**EXERCISE BRIEF**
Can you print the data exactly and leave out each image?

-- start of DATASET EXTRACT --

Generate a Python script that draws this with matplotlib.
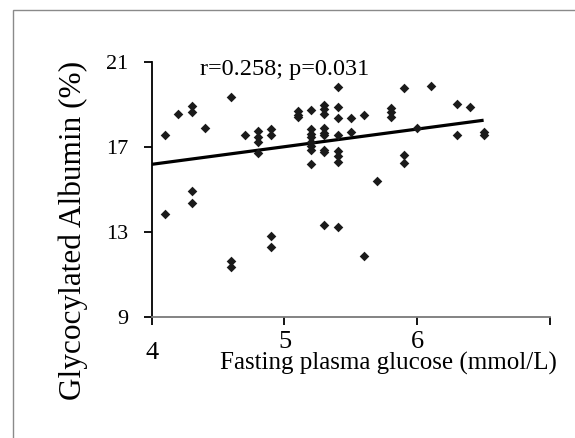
import matplotlib
matplotlib.use("Agg")
import matplotlib.pyplot as plt
from matplotlib.patches import Rectangle
import numpy as np

# ---- data ----
fpg = [4.1, 4.1,
       4.2,
       4.3, 4.3, 4.3, 4.3,
       4.4,
       4.6, 4.6, 4.6,
       4.7,
       4.8, 4.8, 4.8, 4.8,
       4.9, 4.9, 4.9, 4.9,
       5.1, 5.1, 5.1,
       5.2, 5.2, 5.2, 5.2, 5.2, 5.2, 5.2, 5.2,
       5.3, 5.3, 5.3, 5.3, 5.3, 5.3, 5.3, 5.3, 5.3,
       5.4, 5.4, 5.4, 5.4, 5.4, 5.4, 5.4, 5.4,
       5.5, 5.5,
       5.6, 5.6,
       5.7,
       5.8, 5.8, 5.8,
       5.9, 5.9, 5.9,
       6.0,
       6.1,
       6.3, 6.3,
       6.4,
       6.5, 6.5]
ga = [17.53, 13.84,
      18.56,
      18.91, 18.65, 14.90, 14.37,
      17.90,
      19.35, 11.60, 11.35,
      17.55,
      17.75, 17.45, 17.20, 16.70,
      17.85, 17.55, 12.80, 12.30,
      18.70, 18.50, 18.40,
      18.73, 17.83, 17.62, 17.44, 17.23, 17.05, 16.85, 16.20,
      18.96, 18.76, 18.56, 17.90, 17.65, 17.55, 16.85, 16.75, 13.30,
      19.80, 18.87, 18.37, 17.56, 16.81, 16.55, 16.30, 13.24,
      18.37, 17.70,
      18.50, 11.85,
      15.38,
      18.84, 18.62, 18.40,
      19.77, 16.63, 16.25,
      17.87,
      19.85,
      19.02, 17.56,
      18.88,
      17.67, 17.56]

fit_slope = 0.83
fit_at_4 = 16.17
fit_x_range = [4.0, 6.5]

x_ticks = [4, 5, 6, 7]
x_tick_labels = ["4", "5", "6", ""]
y_ticks = [9, 13, 17, 21]
y_tick_labels = ["9", "13", "17", "21"]

annotation = "r=0.258; p=0.031"
x_label = "Fasting plasma glucose (mmol/L)"
y_label = "Glycocylated Albumin (%)"

plt.rcParams['font.family'] = ['Liberation Serif', 'DejaVu Serif']

W, H = 575, 438
fig = plt.figure(figsize=(W / 100, H / 100), dpi=100)
fig.patch.set_facecolor("white")

# outer frame (top and left edges visible)
fig.patches.append(Rectangle((13.3 / W, -0.05), 1.2, 1 - 10.5 / H + 0.05,
                             transform=fig.transFigure, fill=False,
                             edgecolor="#8a8a8a", linewidth=1.0))

ax_l, ax_r, ax_t, ax_b = 151.7, 550.0, 61.7, 316.7
ax = fig.add_axes([ax_l / W, 1 - ax_b / H, (ax_r - ax_l) / W, (ax_b - ax_t) / H])
ax.set_facecolor("none")

ax.scatter(fpg, ga, marker="D", s=24, color="#1a1a1a", linewidths=0, zorder=3)

xs = np.array(fit_x_range)
ax.plot(xs, fit_at_4 + fit_slope * (xs - 4.0), color="black", linewidth=2.3,
        solid_capstyle="butt", zorder=2)

ax.set_xlim(4, 7)
ax.set_ylim(9, 21)
ax.set_xticks(x_ticks)
ax.set_xticklabels(x_tick_labels, fontsize=19)
ax.set_yticks(y_ticks)
ax.set_yticklabels(y_tick_labels, fontsize=16)

for s in ["top", "right"]:
    ax.spines[s].set_visible(False)
ax.spines["left"].set_color("black")
ax.spines["left"].set_linewidth(1.3)
ax.spines["bottom"].set_color("#7a7a7a")
ax.spines["bottom"].set_linewidth(1.3)

ax.tick_params(axis="both", direction="out", length=5.8, width=1.3, color="black")
ax.tick_params(axis="y", pad=11)
ax.tick_params(axis="x", pad=4.5)
ax.xaxis.get_major_ticks()[0].set_pad(12.5)

ax.set_xlabel(x_label, fontsize=18)
ax.xaxis.set_label_coords((388 - ax_l) / (ax_r - ax_l), -(363 - ax_b) / (ax_b - ax_t))
ax.xaxis.label.set_va("center")

ax.set_ylabel(y_label, fontsize=22.5)
ax.yaxis.set_label_coords((73 - ax_l) / (ax_r - ax_l), (ax_b - 230) / (ax_b - ax_t))
ax.yaxis.label.set_va("center")

ax.text((200 - ax_l) / (ax_r - ax_l), (ax_b - 75) / (ax_b - ax_t), annotation,
        transform=ax.transAxes, fontsize=17.5, ha="left", va="baseline")

fig.savefig("out.png", dpi=100, facecolor="white")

-- end of DATASET EXTRACT --

**COMPLETE ANSWER**
Generate a Python script that draws this with matplotlib.
import matplotlib
matplotlib.use("Agg")
import matplotlib.pyplot as plt
from matplotlib.patches import Rectangle
import numpy as np

# ---- data ----
fpg = [4.1, 4.1,
       4.2,
       4.3, 4.3, 4.3, 4.3,
       4.4,
       4.6, 4.6, 4.6,
       4.7,
       4.8, 4.8, 4.8, 4.8,
       4.9, 4.9, 4.9, 4.9,
       5.1, 5.1, 5.1,
       5.2, 5.2, 5.2, 5.2, 5.2, 5.2, 5.2, 5.2,
       5.3, 5.3, 5.3, 5.3, 5.3, 5.3, 5.3, 5.3, 5.3,
       5.4, 5.4, 5.4, 5.4, 5.4, 5.4, 5.4, 5.4,
       5.5, 5.5,
       5.6, 5.6,
       5.7,
       5.8, 5.8, 5.8,
       5.9, 5.9, 5.9,
       6.0,
       6.1,
       6.3, 6.3,
       6.4,
       6.5, 6.5]
ga = [17.53, 13.84,
      18.56,
      18.91, 18.65, 14.90, 14.37,
      17.90,
      19.35, 11.60, 11.35,
      17.55,
      17.75, 17.45, 17.20, 16.70,
      17.85, 17.55, 12.80, 12.30,
      18.70, 18.50, 18.40,
      18.73, 17.83, 17.62, 17.44, 17.23, 17.05, 16.85, 16.20,
      18.96, 18.76, 18.56, 17.90, 17.65, 17.55, 16.85, 16.75, 13.30,
      19.80, 18.87, 18.37, 17.56, 16.81, 16.55, 16.30, 13.24,
      18.37, 17.70,
      18.50, 11.85,
      15.38,
      18.84, 18.62, 18.40,
      19.77, 16.63, 16.25,
      17.87,
      19.85,
      19.02, 17.56,
      18.88,
      17.67, 17.56]

fit_slope = 0.83
fit_at_4 = 16.17
fit_x_range = [4.0, 6.5]

x_ticks = [4, 5, 6, 7]
x_tick_labels = ["4", "5", "6", ""]
y_ticks = [9, 13, 17, 21]
y_tick_labels = ["9", "13", "17", "21"]

annotation = "r=0.258; p=0.031"
x_label = "Fasting plasma glucose (mmol/L)"
y_label = "Glycocylated Albumin (%)"

plt.rcParams['font.family'] = ['Liberation Serif', 'DejaVu Serif']

W, H = 575, 438
fig = plt.figure(figsize=(W / 100, H / 100), dpi=100)
fig.patch.set_facecolor("white")

# outer frame (top and left edges visible)
fig.patches.append(Rectangle((13.3 / W, -0.05), 1.2, 1 - 10.5 / H + 0.05,
                             transform=fig.transFigure, fill=False,
                             edgecolor="#8a8a8a", linewidth=1.0))

ax_l, ax_r, ax_t, ax_b = 151.7, 550.0, 61.7, 316.7
ax = fig.add_axes([ax_l / W, 1 - ax_b / H, (ax_r - ax_l) / W, (ax_b - ax_t) / H])
ax.set_facecolor("none")

ax.scatter(fpg, ga, marker="D", s=24, color="#1a1a1a", linewidths=0, zorder=3)

xs = np.array(fit_x_range)
ax.plot(xs, fit_at_4 + fit_slope * (xs - 4.0), color="black", linewidth=2.3,
        solid_capstyle="butt", zorder=2)

ax.set_xlim(4, 7)
ax.set_ylim(9, 21)
ax.set_xticks(x_ticks)
ax.set_xticklabels(x_tick_labels, fontsize=19)
ax.set_yticks(y_ticks)
ax.set_yticklabels(y_tick_labels, fontsize=16)

for s in ["top", "right"]:
    ax.spines[s].set_visible(False)
ax.spines["left"].set_color("black")
ax.spines["left"].set_linewidth(1.3)
ax.spines["bottom"].set_color("#7a7a7a")
ax.spines["bottom"].set_linewidth(1.3)

ax.tick_params(axis="both", direction="out", length=5.8, width=1.3, color="black")
ax.tick_params(axis="y", pad=11)
ax.tick_params(axis="x", pad=4.5)
ax.xaxis.get_major_ticks()[0].set_pad(12.5)

ax.set_xlabel(x_label, fontsize=18)
ax.xaxis.set_label_coords((388 - ax_l) / (ax_r - ax_l), -(363 - ax_b) / (ax_b - ax_t))
ax.xaxis.label.set_va("center")

ax.set_ylabel(y_label, fontsize=22.5)
ax.yaxis.set_label_coords((73 - ax_l) / (ax_r - ax_l), (ax_b - 230) / (ax_b - ax_t))
ax.yaxis.label.set_va("center")

ax.text((200 - ax_l) / (ax_r - ax_l), (ax_b - 75) / (ax_b - ax_t), annotation,
        transform=ax.transAxes, fontsize=17.5, ha="left", va="baseline")

fig.savefig("out.png", dpi=100, facecolor="white")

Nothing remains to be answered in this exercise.